Credit: CC0 Public Domain Apple this week had every opportunity to show off new voice skills for Siri, the personal digital assistant, and to prove that it could be competitive with Amazon and Google.
Instead, it pretty much took a pass.
At its annual developers conference Monday, the company spent 15 minutes on new augmented reality updates, nearly a half-hour on updates to a fall macOS software update and over an hour on the new version of iOS12, the mobile operating system upgrade for the iPhone and iPad that will be out in the fall. This includes improved privacy controls and tools to curb our cellphone addiction with parental controls.
It did announce some new features, touted as "Shortcuts," but they're way more about text than voice and touted as "suggestions," that can be set up with a pre-arranged set of text categories.
Compare Apple's presentation to Google's recent developer conference, where the Google Assistant, which Google calls its voice-activated computing tool, stole the show. Google demo-ed a new tool to make hair and restaurant reservations by having the Assistant place a human sounding phone call. The person on the other end of the phone was fooled into thinking they'd been speaking to a real live person.
And not a week goes by that Amazon doesn't make an announcement about some new skill available for the Echo speaker line, which is powered by the Alexa voice assistant.
With iOS12, "It's as if Apple has given up entirely on Siri," notes analyst and blogger Jeremiah Owyang.
Alexa and Google "are setting a furious pace of innovation and making it harder for Apple to catch up as each month passes," said Bret Kinsella, the publisher of the voicebot.ai website.
Siri is the most widely used of the assistants, due to the size of the iPhone universe, which has over 1 billion users, but consistently lags behind Alexa and Google in usability surveys.
What Apple did showcase at the WWDC new feature intro was a new app, out in the fall, called "Shortcuts," which uses "Siri suggestions," to create automatic actions.
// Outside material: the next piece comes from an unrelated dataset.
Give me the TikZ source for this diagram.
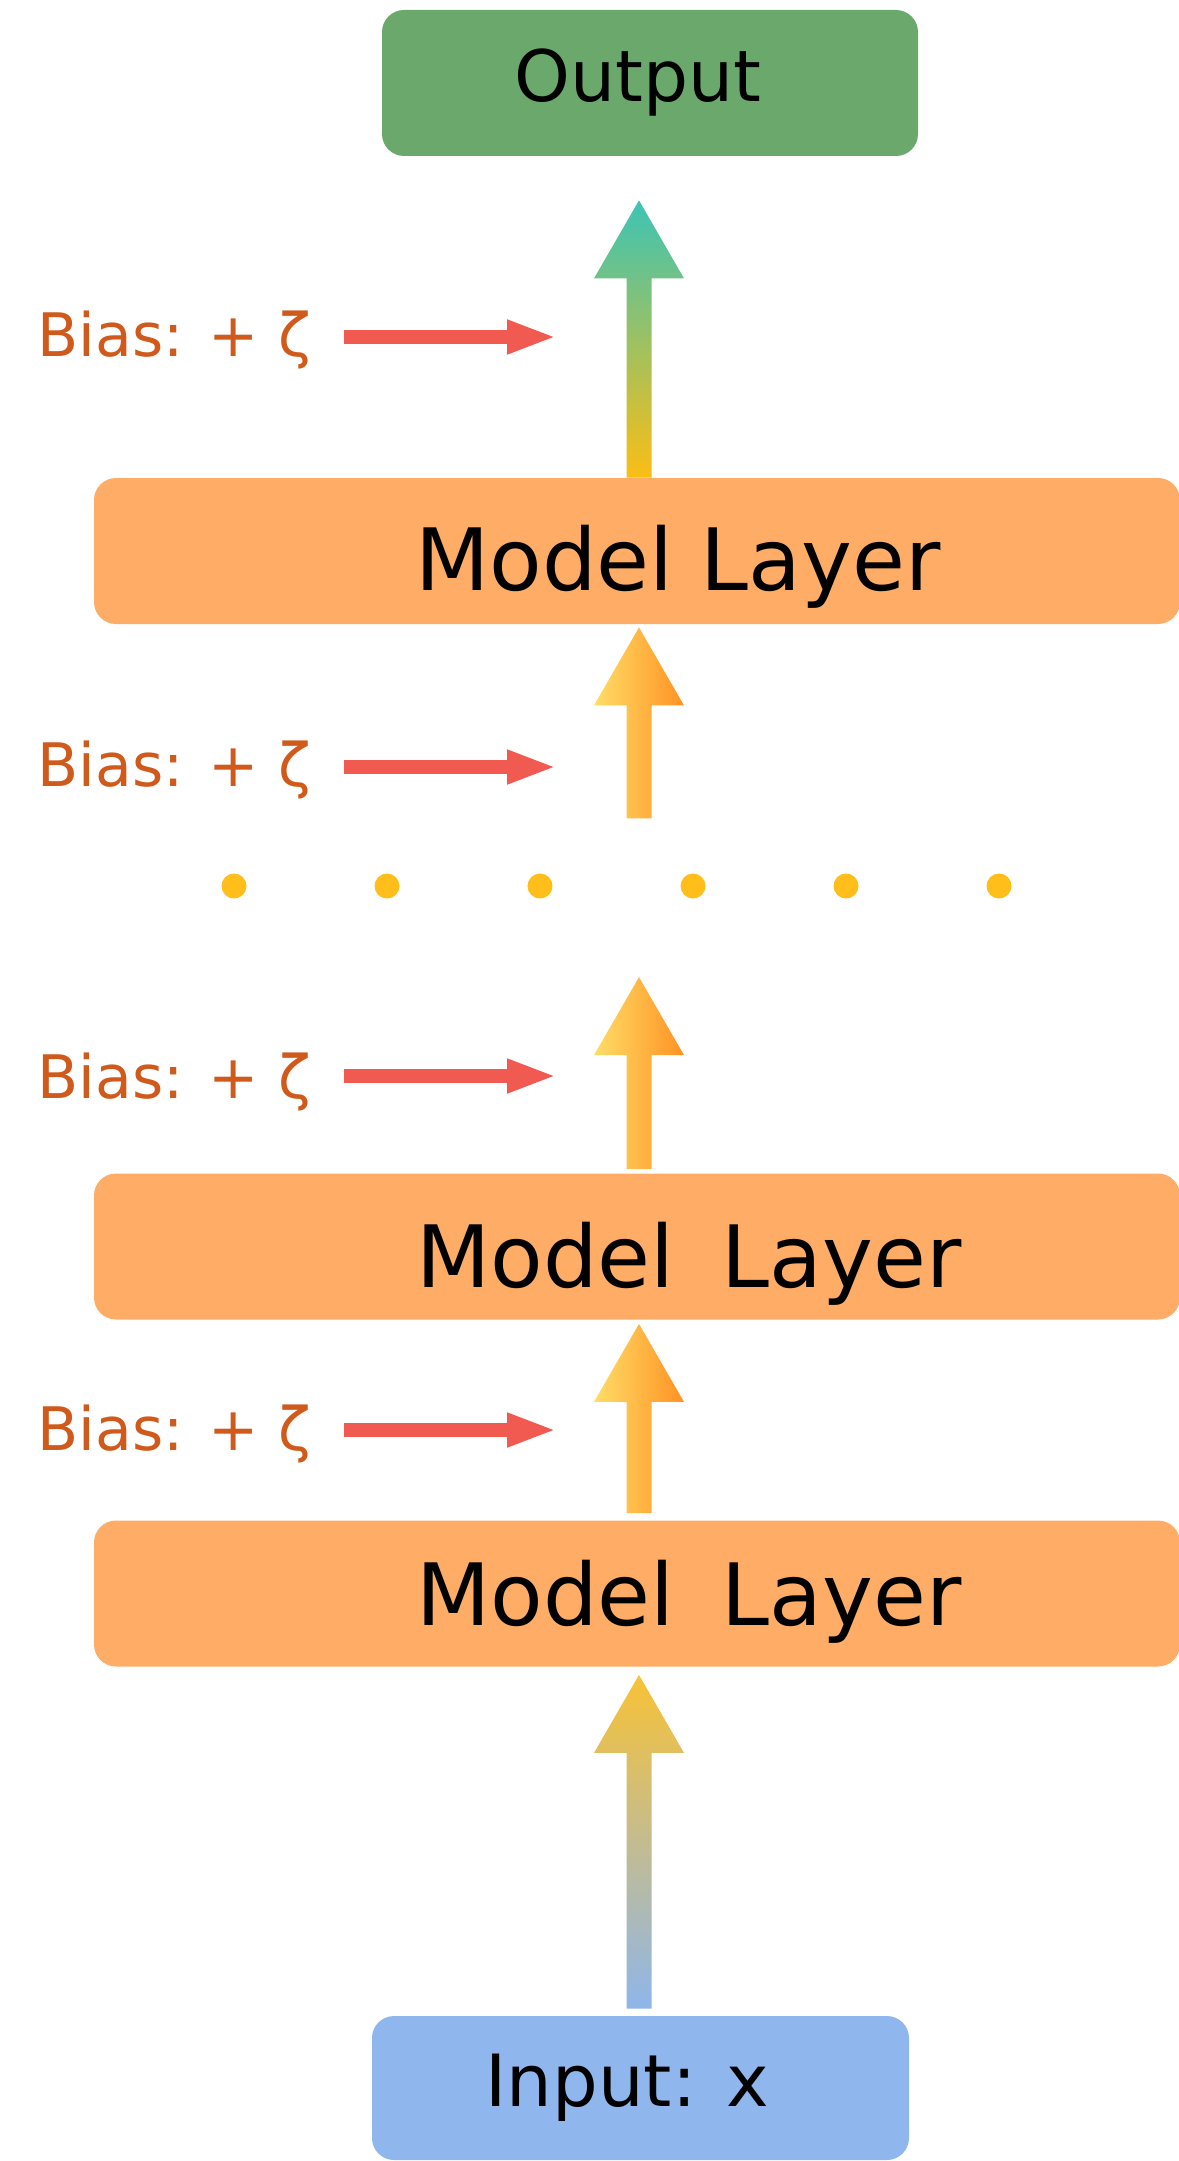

For instance, you can choose from pre-set ones like "Send ETA," or predictive ones to buy morning coffee. The feature is based on an app Apple purchased in 2017, Workflow, which it had named best app of the year in 2015.
Since the keynote, Apple has put out a new webpage touting iOS12 features, and spotlighted ten Siri additions.
Beyond the Shortcut app, Apple also said Siri would have more languages available for translation and expand the categories Siri could use to help locate images in the Photos app. Additionally, new databases of celebrity, motorsports and food questions have been added to Siri. Compared to what Google showed at the I/O developer conference, these would be considered very incremental.
The overall message from the WWDC presentation is with so much disappointment over Siri's accuracy rate, perhaps Apple is just subtly trying to expand the meaning of what Siri is, says Kinsella.
Maybe it's no longer a voice assistant, but just a name for shortcuts on the iPhone and iPad. "It's too fine a point for consumers to understand," he says. "Siri was introduced as a voice assistant in 2010, and it's hard to reframe that now."
Apple didn't respond to our request for comment.